Raw data —
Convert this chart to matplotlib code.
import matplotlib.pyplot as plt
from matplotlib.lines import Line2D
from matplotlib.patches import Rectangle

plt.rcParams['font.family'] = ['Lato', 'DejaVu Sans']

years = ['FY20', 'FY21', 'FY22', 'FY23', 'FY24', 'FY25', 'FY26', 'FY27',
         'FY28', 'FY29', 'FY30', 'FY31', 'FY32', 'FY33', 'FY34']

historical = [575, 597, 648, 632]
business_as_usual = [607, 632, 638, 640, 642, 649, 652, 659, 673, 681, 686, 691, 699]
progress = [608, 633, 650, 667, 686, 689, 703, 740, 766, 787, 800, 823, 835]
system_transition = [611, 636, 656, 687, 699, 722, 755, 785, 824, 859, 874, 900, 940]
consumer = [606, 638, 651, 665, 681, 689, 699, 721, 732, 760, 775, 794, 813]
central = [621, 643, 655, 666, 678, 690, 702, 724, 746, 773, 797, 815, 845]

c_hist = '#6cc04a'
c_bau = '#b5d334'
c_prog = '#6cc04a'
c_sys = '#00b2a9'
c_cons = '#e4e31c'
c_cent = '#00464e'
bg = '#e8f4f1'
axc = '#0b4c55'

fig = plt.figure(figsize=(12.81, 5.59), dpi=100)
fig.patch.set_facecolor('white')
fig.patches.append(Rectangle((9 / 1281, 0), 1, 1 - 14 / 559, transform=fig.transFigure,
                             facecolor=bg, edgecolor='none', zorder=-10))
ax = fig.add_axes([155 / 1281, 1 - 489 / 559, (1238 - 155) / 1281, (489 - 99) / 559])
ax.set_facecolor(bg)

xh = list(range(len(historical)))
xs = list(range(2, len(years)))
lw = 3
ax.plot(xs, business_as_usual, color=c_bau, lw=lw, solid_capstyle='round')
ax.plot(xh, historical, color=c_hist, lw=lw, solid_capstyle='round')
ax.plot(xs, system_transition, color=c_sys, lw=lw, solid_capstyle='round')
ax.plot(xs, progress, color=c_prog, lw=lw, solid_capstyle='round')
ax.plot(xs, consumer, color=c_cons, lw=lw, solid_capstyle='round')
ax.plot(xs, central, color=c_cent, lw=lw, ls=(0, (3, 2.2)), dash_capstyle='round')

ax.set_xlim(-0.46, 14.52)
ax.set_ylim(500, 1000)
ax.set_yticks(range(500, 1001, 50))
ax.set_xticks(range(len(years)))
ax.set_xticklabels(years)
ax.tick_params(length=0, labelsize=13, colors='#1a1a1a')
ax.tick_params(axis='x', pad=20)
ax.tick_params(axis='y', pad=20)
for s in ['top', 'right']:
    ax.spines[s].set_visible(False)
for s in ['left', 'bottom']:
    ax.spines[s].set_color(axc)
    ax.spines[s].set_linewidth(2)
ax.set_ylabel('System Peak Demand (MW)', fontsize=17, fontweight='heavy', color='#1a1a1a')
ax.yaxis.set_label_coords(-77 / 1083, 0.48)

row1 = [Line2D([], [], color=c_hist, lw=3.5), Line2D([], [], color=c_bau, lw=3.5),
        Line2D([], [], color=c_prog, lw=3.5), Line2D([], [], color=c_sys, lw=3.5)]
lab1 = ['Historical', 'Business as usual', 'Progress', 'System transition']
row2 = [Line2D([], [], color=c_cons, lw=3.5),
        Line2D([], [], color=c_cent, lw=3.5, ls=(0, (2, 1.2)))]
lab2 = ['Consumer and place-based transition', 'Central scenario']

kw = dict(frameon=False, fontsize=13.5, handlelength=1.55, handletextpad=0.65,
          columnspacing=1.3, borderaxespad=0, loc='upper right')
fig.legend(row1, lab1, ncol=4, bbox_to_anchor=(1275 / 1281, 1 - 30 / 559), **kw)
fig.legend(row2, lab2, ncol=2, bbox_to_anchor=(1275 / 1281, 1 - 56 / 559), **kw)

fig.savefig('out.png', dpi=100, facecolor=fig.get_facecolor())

Stated problem — Please print exactly what appears from the first line of the data through the line with "axc = '#0b4c55'", including both of those lines and nothing past them.

The response —
Convert this chart to matplotlib code.
import matplotlib.pyplot as plt
from matplotlib.lines import Line2D
from matplotlib.patches import Rectangle

plt.rcParams['font.family'] = ['Lato', 'DejaVu Sans']

years = ['FY20', 'FY21', 'FY22', 'FY23', 'FY24', 'FY25', 'FY26', 'FY27',
         'FY28', 'FY29', 'FY30', 'FY31', 'FY32', 'FY33', 'FY34']

historical = [575, 597, 648, 632]
business_as_usual = [607, 632, 638, 640, 642, 649, 652, 659, 673, 681, 686, 691, 699]
progress = [608, 633, 650, 667, 686, 689, 703, 740, 766, 787, 800, 823, 835]
system_transition = [611, 636, 656, 687, 699, 722, 755, 785, 824, 859, 874, 900, 940]
consumer = [606, 638, 651, 665, 681, 689, 699, 721, 732, 760, 775, 794, 813]
central = [621, 643, 655, 666, 678, 690, 702, 724, 746, 773, 797, 815, 845]

c_hist = '#6cc04a'
c_bau = '#b5d334'
c_prog = '#6cc04a'
c_sys = '#00b2a9'
c_cons = '#e4e31c'
c_cent = '#00464e'
bg = '#e8f4f1'
axc = '#0b4c55'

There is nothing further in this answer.